YOUR TASK
Return the data exactly, with all pictures removed.
• • • • • • •
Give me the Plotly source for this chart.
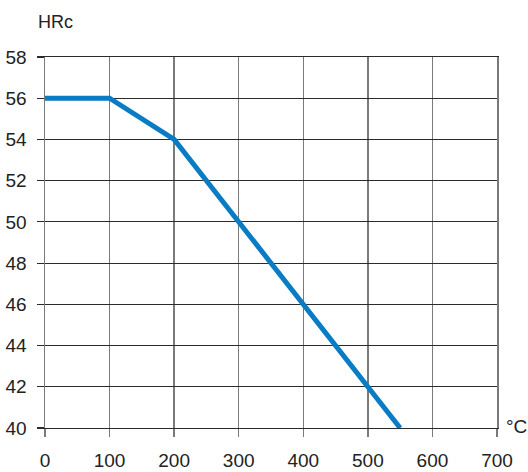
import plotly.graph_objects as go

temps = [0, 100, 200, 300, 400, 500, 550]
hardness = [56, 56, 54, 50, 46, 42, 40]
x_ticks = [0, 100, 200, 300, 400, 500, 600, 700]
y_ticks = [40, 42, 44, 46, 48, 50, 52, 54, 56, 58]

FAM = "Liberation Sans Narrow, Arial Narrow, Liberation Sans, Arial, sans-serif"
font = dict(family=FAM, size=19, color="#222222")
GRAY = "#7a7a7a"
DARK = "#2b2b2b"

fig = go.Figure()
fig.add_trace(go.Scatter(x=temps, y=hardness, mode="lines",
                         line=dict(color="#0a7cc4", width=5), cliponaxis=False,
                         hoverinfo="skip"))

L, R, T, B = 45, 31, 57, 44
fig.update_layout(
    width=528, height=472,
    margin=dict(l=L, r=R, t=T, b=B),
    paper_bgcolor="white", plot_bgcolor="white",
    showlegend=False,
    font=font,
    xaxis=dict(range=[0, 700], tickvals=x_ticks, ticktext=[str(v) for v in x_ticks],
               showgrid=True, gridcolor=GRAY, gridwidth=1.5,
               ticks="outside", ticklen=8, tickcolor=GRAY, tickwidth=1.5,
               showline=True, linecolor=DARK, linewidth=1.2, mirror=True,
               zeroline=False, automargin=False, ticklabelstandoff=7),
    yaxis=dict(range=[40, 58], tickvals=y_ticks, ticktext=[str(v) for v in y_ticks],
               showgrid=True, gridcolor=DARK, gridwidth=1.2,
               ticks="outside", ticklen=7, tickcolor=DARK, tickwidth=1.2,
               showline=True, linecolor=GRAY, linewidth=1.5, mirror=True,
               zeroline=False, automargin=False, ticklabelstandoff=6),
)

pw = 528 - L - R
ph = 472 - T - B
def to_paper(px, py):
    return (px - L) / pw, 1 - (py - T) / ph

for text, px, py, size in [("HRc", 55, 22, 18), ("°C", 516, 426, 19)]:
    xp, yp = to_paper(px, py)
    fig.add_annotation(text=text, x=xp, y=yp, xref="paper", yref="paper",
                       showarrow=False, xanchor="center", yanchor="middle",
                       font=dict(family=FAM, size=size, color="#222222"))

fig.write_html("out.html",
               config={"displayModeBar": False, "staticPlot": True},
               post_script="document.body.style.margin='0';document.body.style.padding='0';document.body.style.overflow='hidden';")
• • • • • • •
CORRECT RESULT
Give me the Plotly source for this chart.
import plotly.graph_objects as go

temps = [0, 100, 200, 300, 400, 500, 550]
hardness = [56, 56, 54, 50, 46, 42, 40]
x_ticks = [0, 100, 200, 300, 400, 500, 600, 700]
y_ticks = [40, 42, 44, 46, 48, 50, 52, 54, 56, 58]

FAM = "Liberation Sans Narrow, Arial Narrow, Liberation Sans, Arial, sans-serif"
font = dict(family=FAM, size=19, color="#222222")
GRAY = "#7a7a7a"
DARK = "#2b2b2b"

fig = go.Figure()
fig.add_trace(go.Scatter(x=temps, y=hardness, mode="lines",
                         line=dict(color="#0a7cc4", width=5), cliponaxis=False,
                         hoverinfo="skip"))

L, R, T, B = 45, 31, 57, 44
fig.update_layout(
    width=528, height=472,
    margin=dict(l=L, r=R, t=T, b=B),
    paper_bgcolor="white", plot_bgcolor="white",
    showlegend=False,
    font=font,
    xaxis=dict(range=[0, 700], tickvals=x_ticks, ticktext=[str(v) for v in x_ticks],
               showgrid=True, gridcolor=GRAY, gridwidth=1.5,
               ticks="outside", ticklen=8, tickcolor=GRAY, tickwidth=1.5,
               showline=True, linecolor=DARK, linewidth=1.2, mirror=True,
               zeroline=False, automargin=False, ticklabelstandoff=7),
    yaxis=dict(range=[40, 58], tickvals=y_ticks, ticktext=[str(v) for v in y_ticks],
               showgrid=True, gridcolor=DARK, gridwidth=1.2,
               ticks="outside", ticklen=7, tickcolor=DARK, tickwidth=1.2,
               showline=True, linecolor=GRAY, linewidth=1.5, mirror=True,
               zeroline=False, automargin=False, ticklabelstandoff=6),
)

pw = 528 - L - R
ph = 472 - T - B
def to_paper(px, py):
    return (px - L) / pw, 1 - (py - T) / ph

for text, px, py, size in [("HRc", 55, 22, 18), ("°C", 516, 426, 19)]:
    xp, yp = to_paper(px, py)
    fig.add_annotation(text=text, x=xp, y=yp, xref="paper", yref="paper",
                       showarrow=False, xanchor="center", yanchor="middle",
                       font=dict(family=FAM, size=size, color="#222222"))

fig.write_html("out.html",
               config={"displayModeBar": False, "staticPlot": True},
               post_script="document.body.style.margin='0';document.body.style.padding='0';document.body.style.overflow='hidden';")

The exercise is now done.